### TO DO
Your task is to copy the listing exactly. Drop any pictures from the copy.

### DATA
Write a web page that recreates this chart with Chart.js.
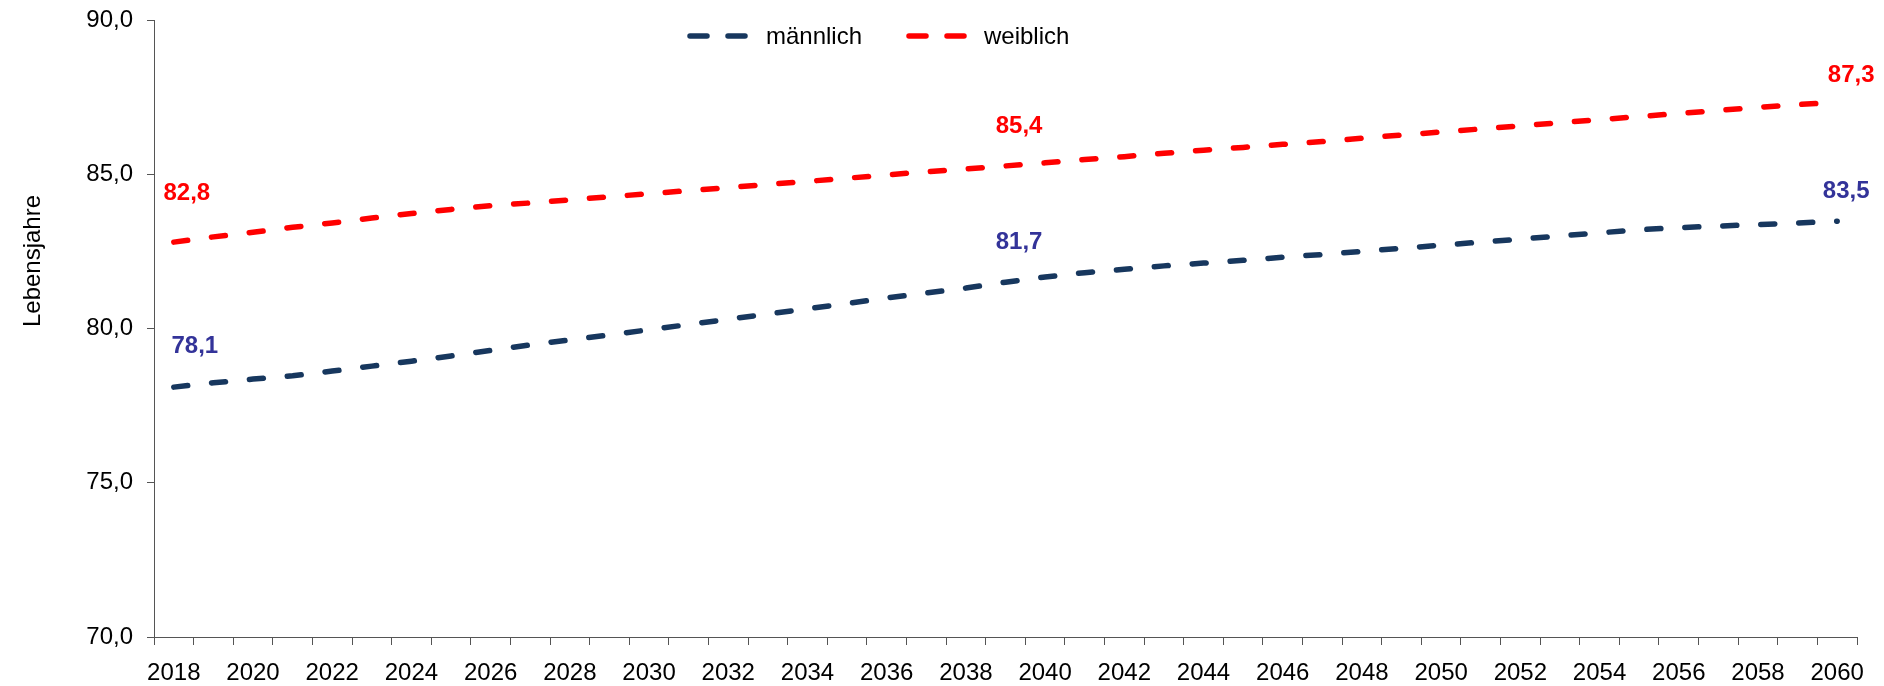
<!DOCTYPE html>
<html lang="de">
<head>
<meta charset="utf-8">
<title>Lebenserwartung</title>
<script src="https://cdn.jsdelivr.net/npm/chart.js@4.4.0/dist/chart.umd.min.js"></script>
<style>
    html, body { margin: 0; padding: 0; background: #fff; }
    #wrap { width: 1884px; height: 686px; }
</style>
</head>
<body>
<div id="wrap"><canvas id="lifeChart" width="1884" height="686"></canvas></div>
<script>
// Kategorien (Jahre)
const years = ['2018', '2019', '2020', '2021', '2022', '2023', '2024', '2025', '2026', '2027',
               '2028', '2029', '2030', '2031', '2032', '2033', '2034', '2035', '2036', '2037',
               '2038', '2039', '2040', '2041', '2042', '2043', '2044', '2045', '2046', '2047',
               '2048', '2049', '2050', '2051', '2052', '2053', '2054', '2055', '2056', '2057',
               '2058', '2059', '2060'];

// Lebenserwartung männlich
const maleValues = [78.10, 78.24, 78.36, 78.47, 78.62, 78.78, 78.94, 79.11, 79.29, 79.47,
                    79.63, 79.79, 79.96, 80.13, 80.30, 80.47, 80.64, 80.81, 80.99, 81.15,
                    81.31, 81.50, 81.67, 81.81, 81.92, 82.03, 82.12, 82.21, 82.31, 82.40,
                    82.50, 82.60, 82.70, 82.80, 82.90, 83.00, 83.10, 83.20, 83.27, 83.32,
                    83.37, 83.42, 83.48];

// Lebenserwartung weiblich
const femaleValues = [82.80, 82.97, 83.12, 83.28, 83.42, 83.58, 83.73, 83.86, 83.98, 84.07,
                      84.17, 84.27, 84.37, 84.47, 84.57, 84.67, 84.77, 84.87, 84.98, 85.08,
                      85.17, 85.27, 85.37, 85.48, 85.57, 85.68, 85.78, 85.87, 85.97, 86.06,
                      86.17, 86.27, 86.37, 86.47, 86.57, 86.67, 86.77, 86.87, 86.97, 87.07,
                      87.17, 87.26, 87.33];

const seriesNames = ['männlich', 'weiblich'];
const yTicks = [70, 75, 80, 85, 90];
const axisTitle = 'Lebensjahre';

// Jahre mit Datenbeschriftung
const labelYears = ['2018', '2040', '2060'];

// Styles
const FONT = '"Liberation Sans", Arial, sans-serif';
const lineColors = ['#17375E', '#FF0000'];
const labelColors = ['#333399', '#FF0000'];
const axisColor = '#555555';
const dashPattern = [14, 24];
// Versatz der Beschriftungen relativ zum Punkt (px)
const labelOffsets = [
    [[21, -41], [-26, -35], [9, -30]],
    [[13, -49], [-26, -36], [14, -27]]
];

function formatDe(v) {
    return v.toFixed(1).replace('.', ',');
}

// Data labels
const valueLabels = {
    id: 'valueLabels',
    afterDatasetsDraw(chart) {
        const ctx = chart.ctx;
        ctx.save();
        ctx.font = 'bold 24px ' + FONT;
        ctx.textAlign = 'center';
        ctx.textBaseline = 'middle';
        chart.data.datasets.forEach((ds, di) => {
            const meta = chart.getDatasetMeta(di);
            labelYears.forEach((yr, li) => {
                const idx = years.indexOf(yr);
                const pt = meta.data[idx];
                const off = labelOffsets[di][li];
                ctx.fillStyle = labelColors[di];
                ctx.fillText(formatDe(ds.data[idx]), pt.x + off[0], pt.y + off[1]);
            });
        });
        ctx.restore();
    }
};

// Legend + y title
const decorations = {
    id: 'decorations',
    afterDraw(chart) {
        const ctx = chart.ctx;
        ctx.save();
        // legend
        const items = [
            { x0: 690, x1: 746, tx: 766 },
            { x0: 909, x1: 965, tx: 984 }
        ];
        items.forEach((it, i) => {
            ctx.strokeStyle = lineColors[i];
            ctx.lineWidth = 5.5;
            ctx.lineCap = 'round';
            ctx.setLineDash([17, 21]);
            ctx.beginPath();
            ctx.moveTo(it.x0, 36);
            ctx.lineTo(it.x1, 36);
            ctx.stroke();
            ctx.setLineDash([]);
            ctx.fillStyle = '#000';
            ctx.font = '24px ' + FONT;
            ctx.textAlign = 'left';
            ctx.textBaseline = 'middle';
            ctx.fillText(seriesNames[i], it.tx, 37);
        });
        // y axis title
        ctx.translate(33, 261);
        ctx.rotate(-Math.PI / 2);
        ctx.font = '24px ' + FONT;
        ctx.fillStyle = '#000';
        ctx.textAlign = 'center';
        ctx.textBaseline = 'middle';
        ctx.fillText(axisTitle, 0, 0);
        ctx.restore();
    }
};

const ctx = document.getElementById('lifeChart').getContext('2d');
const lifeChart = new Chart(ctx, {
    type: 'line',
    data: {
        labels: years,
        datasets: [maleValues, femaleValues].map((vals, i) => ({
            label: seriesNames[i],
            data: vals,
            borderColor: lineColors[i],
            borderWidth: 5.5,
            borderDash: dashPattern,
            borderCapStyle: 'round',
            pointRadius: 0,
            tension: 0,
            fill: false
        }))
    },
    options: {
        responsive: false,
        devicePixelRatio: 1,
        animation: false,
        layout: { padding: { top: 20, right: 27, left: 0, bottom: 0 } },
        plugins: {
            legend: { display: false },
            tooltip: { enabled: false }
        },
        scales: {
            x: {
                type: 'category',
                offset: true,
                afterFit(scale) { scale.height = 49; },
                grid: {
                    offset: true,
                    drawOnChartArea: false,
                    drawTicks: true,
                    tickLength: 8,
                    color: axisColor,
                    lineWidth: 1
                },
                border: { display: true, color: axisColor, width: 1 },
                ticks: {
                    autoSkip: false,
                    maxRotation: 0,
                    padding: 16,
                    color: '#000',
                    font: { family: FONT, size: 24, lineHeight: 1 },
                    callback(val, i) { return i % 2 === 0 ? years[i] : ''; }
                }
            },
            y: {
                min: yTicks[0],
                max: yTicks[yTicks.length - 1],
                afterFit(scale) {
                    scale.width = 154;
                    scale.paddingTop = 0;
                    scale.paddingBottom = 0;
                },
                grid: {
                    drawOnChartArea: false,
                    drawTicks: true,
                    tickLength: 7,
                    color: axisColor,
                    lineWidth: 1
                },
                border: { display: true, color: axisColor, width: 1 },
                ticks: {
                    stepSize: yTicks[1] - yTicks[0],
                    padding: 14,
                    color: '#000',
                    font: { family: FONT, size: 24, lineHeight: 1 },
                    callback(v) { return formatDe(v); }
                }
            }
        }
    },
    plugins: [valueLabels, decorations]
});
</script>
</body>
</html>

### ANSWER TO THIS TASK
Write a web page that recreates this chart with Chart.js.
<!DOCTYPE html>
<html lang="de">
<head>
<meta charset="utf-8">
<title>Lebenserwartung</title>
<script src="https://cdn.jsdelivr.net/npm/chart.js@4.4.0/dist/chart.umd.min.js"></script>
<style>
    html, body { margin: 0; padding: 0; background: #fff; }
    #wrap { width: 1884px; height: 686px; }
</style>
</head>
<body>
<div id="wrap"><canvas id="lifeChart" width="1884" height="686"></canvas></div>
<script>
// Kategorien (Jahre)
const years = ['2018', '2019', '2020', '2021', '2022', '2023', '2024', '2025', '2026', '2027',
               '2028', '2029', '2030', '2031', '2032', '2033', '2034', '2035', '2036', '2037',
               '2038', '2039', '2040', '2041', '2042', '2043', '2044', '2045', '2046', '2047',
               '2048', '2049', '2050', '2051', '2052', '2053', '2054', '2055', '2056', '2057',
               '2058', '2059', '2060'];

// Lebenserwartung männlich
const maleValues = [78.10, 78.24, 78.36, 78.47, 78.62, 78.78, 78.94, 79.11, 79.29, 79.47,
                    79.63, 79.79, 79.96, 80.13, 80.30, 80.47, 80.64, 80.81, 80.99, 81.15,
                    81.31, 81.50, 81.67, 81.81, 81.92, 82.03, 82.12, 82.21, 82.31, 82.40,
                    82.50, 82.60, 82.70, 82.80, 82.90, 83.00, 83.10, 83.20, 83.27, 83.32,
                    83.37, 83.42, 83.48];

// Lebenserwartung weiblich
const femaleValues = [82.80, 82.97, 83.12, 83.28, 83.42, 83.58, 83.73, 83.86, 83.98, 84.07,
                      84.17, 84.27, 84.37, 84.47, 84.57, 84.67, 84.77, 84.87, 84.98, 85.08,
                      85.17, 85.27, 85.37, 85.48, 85.57, 85.68, 85.78, 85.87, 85.97, 86.06,
                      86.17, 86.27, 86.37, 86.47, 86.57, 86.67, 86.77, 86.87, 86.97, 87.07,
                      87.17, 87.26, 87.33];

const seriesNames = ['männlich', 'weiblich'];
const yTicks = [70, 75, 80, 85, 90];
const axisTitle = 'Lebensjahre';

// Jahre mit Datenbeschriftung
const labelYears = ['2018', '2040', '2060'];

// Styles
const FONT = '"Liberation Sans", Arial, sans-serif';
const lineColors = ['#17375E', '#FF0000'];
const labelColors = ['#333399', '#FF0000'];
const axisColor = '#555555';
const dashPattern = [14, 24];
// Versatz der Beschriftungen relativ zum Punkt (px)
const labelOffsets = [
    [[21, -41], [-26, -35], [9, -30]],
    [[13, -49], [-26, -36], [14, -27]]
];

function formatDe(v) {
    return v.toFixed(1).replace('.', ',');
}

// Data labels
const valueLabels = {
    id: 'valueLabels',
    afterDatasetsDraw(chart) {
        const ctx = chart.ctx;
        ctx.save();
        ctx.font = 'bold 24px ' + FONT;
        ctx.textAlign = 'center';
        ctx.textBaseline = 'middle';
        chart.data.datasets.forEach((ds, di) => {
            const meta = chart.getDatasetMeta(di);
            labelYears.forEach((yr, li) => {
                const idx = years.indexOf(yr);
                const pt = meta.data[idx];
                const off = labelOffsets[di][li];
                ctx.fillStyle = labelColors[di];
                ctx.fillText(formatDe(ds.data[idx]), pt.x + off[0], pt.y + off[1]);
            });
        });
        ctx.restore();
    }
};

// Legend + y title
const decorations = {
    id: 'decorations',
    afterDraw(chart) {
        const ctx = chart.ctx;
        ctx.save();
        // legend
        const items = [
            { x0: 690, x1: 746, tx: 766 },
            { x0: 909, x1: 965, tx: 984 }
        ];
        items.forEach((it, i) => {
            ctx.strokeStyle = lineColors[i];
            ctx.lineWidth = 5.5;
            ctx.lineCap = 'round';
            ctx.setLineDash([17, 21]);
            ctx.beginPath();
            ctx.moveTo(it.x0, 36);
            ctx.lineTo(it.x1, 36);
            ctx.stroke();
            ctx.setLineDash([]);
            ctx.fillStyle = '#000';
            ctx.font = '24px ' + FONT;
            ctx.textAlign = 'left';
            ctx.textBaseline = 'middle';
            ctx.fillText(seriesNames[i], it.tx, 37);
        });
        // y axis title
        ctx.translate(33, 261);
        ctx.rotate(-Math.PI / 2);
        ctx.font = '24px ' + FONT;
        ctx.fillStyle = '#000';
        ctx.textAlign = 'center';
        ctx.textBaseline = 'middle';
        ctx.fillText(axisTitle, 0, 0);
        ctx.restore();
    }
};

const ctx = document.getElementById('lifeChart').getContext('2d');
const lifeChart = new Chart(ctx, {
    type: 'line',
    data: {
        labels: years,
        datasets: [maleValues, femaleValues].map((vals, i) => ({
            label: seriesNames[i],
            data: vals,
            borderColor: lineColors[i],
            borderWidth: 5.5,
            borderDash: dashPattern,
            borderCapStyle: 'round',
            pointRadius: 0,
            tension: 0,
            fill: false
        }))
    },
    options: {
        responsive: false,
        devicePixelRatio: 1,
        animation: false,
        layout: { padding: { top: 20, right: 27, left: 0, bottom: 0 } },
        plugins: {
            legend: { display: false },
            tooltip: { enabled: false }
        },
        scales: {
            x: {
                type: 'category',
                offset: true,
                afterFit(scale) { scale.height = 49; },
                grid: {
                    offset: true,
                    drawOnChartArea: false,
                    drawTicks: true,
                    tickLength: 8,
                    color: axisColor,
                    lineWidth: 1
                },
                border: { display: true, color: axisColor, width: 1 },
                ticks: {
                    autoSkip: false,
                    maxRotation: 0,
                    padding: 16,
                    color: '#000',
                    font: { family: FONT, size: 24, lineHeight: 1 },
                    callback(val, i) { return i % 2 === 0 ? years[i] : ''; }
                }
            },
            y: {
                min: yTicks[0],
                max: yTicks[yTicks.length - 1],
                afterFit(scale) {
                    scale.width = 154;
                    scale.paddingTop = 0;
                    scale.paddingBottom = 0;
                },
                grid: {
                    drawOnChartArea: false,
                    drawTicks: true,
                    tickLength: 7,
                    color: axisColor,
                    lineWidth: 1
                },
                border: { display: true, color: axisColor, width: 1 },
                ticks: {
                    stepSize: yTicks[1] - yTicks[0],
                    padding: 14,
                    color: '#000',
                    font: { family: FONT, size: 24, lineHeight: 1 },
                    callback(v) { return formatDe(v); }
                }
            }
        }
    },
    plugins: [valueLabels, decorations]
});
</script>
</body>
</html>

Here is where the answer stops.